A collection of examples
This is a short collection of examples serving as a starting point for how to use XMLSH. It is a shell-friendly interface to xml files, and allows fast and easy access to structured data, as long as you know your XPath! :D
Count the number of sme words in parallel files
First run the parallel info xsl script using Saxon (Saxon must be on your CLASSPATH - the saxonXSL alias assumes that it is found in ~/lib/saxon9.jar
):
$ saxonXSL -it main $GTHOME/gt/script/corpus/parallel_corpus_info.xsl lang1=nob lang2=sme inDir=$GTFREE/converted
Then start xmlsh and extract some statistics from the xml files produced above:
$ xmlsh
xmlsh$ xquery 'count(//file[@parallelity="true"])' < corpus_report/nob2sme_parallel-corpus_summary.xml
2307
xmlsh$ xquery 'count(//file[@parallelity="true"])' < corpus_report/sme2nob_parallel-corpus_summary.xml
2288
Then off to some slightly more advanced XQuery: get all elements for which we have
found a parallel file (as per above), extract the path to that file, and print it
(we do this with both the created report files, and sort -u
later):
xmlsh$ xquery 'for $i in //file[@parallelity="true"] return $i/location/t_loc/text()' \
< corpus_report/nob2sme_parallel-corpus_summary.xml > sme-files.txt
xmlsh$ xquery 'for $i in //file[@parallelity="true"] return $i/location/h_loc/text()' \
< corpus_report/sme2nob_parallel-corpus_summary.xml >> sme-files.txt
xmlsh$ exit
Finally some traditional processing to extract the words and count them.
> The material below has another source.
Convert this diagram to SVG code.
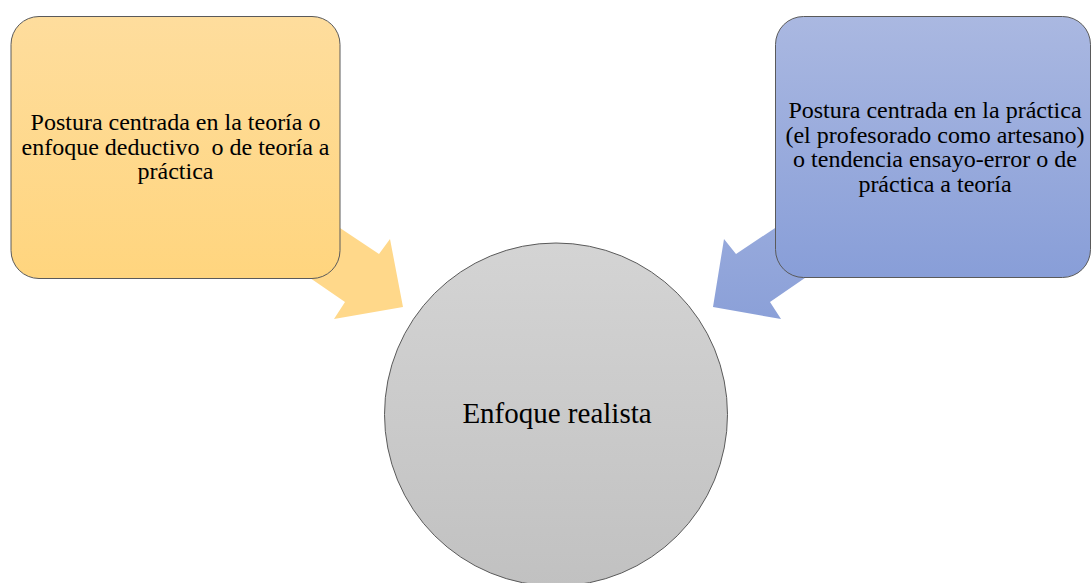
<svg xmlns="http://www.w3.org/2000/svg" width="1091" height="583" viewBox="0 0 1091 583">
<defs>
<linearGradient id="gOrange" x1="0" y1="0" x2="0" y2="1"><stop offset="0" stop-color="#FEDD9D"/><stop offset="1" stop-color="#FFD57E"/></linearGradient>
<linearGradient id="gBlue" x1="0" y1="0" x2="0" y2="1"><stop offset="0" stop-color="#AAB8E1"/><stop offset="1" stop-color="#889ED8"/></linearGradient>
<linearGradient id="gGray" x1="0" y1="0" x2="0" y2="1"><stop offset="0" stop-color="#D4D4D4"/><stop offset="1" stop-color="#C1C1C1"/></linearGradient>
<linearGradient id="gArrowB" x1="0" y1="200" x2="0" y2="320" gradientUnits="userSpaceOnUse"><stop offset="0" stop-color="#9AACDD"/><stop offset="1" stop-color="#8BA0D8"/></linearGradient>
</defs>
<style>
.box{stroke:#5a5a5a;stroke-width:1}
.lbl{font-family:"Liberation Serif","Times New Roman",serif;fill:#000;text-anchor:middle}
.small{font-size:24px}
.big{font-size:29px}
</style>
<g id="connectors">
<polygon points="301,202 379,254 390,239 403,307 334,319 345,302 249,236" fill="#FFD88A"/>
<polygon points="814,202 736,254 724,239 713,307 781,319 770,302 866,236" fill="url(#gArrowB)"/>
</g>
<g id="node-theory">
<rect class="box" x="11" y="16.5" width="329" height="262" rx="28" fill="url(#gOrange)"/>
<text class="lbl small" x="175.5" y="130">Postura centrada en la teoría o</text>
<text class="lbl small" x="175.5" y="154.5" xml:space="preserve">enfoque deductivo  o de teoría a</text>
<text class="lbl small" x="175.5" y="179">práctica</text>
</g>
<g id="node-practice">
<rect class="box" x="775.5" y="16.5" width="315" height="261" rx="28" fill="url(#gBlue)"/>
<text class="lbl small" x="935" y="118">Postura centrada en la práctica</text>
<text class="lbl small" x="935" y="142.5">(el profesorado como artesano)</text>
<text class="lbl small" x="935" y="167">o tendencia ensayo-error o de</text>
<text class="lbl small" x="935" y="191.5">práctica a teoría</text>
</g>
<g id="node-realista">
<circle class="box" cx="556" cy="414.5" r="171.5" fill="url(#gGray)"/>
<text class="lbl big" x="557" y="423">Enfoque realista</text>
</g>
</svg>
The most
conservative (and probably most reliable) method is to just count the words using
wc
:
$ sort -u sme-files.txt > sme-files.sorted.txt
$ cat sme-files.sorted.txt | xargs ccat -l sme | wc -w
849855
$ cat sme-files.sorted.txt | xargs ccat -l sme | preprocess | wc -l
964529
$ cat sme-files.sorted.txt | xargs ccat -l sme | preprocess | wc -w
977348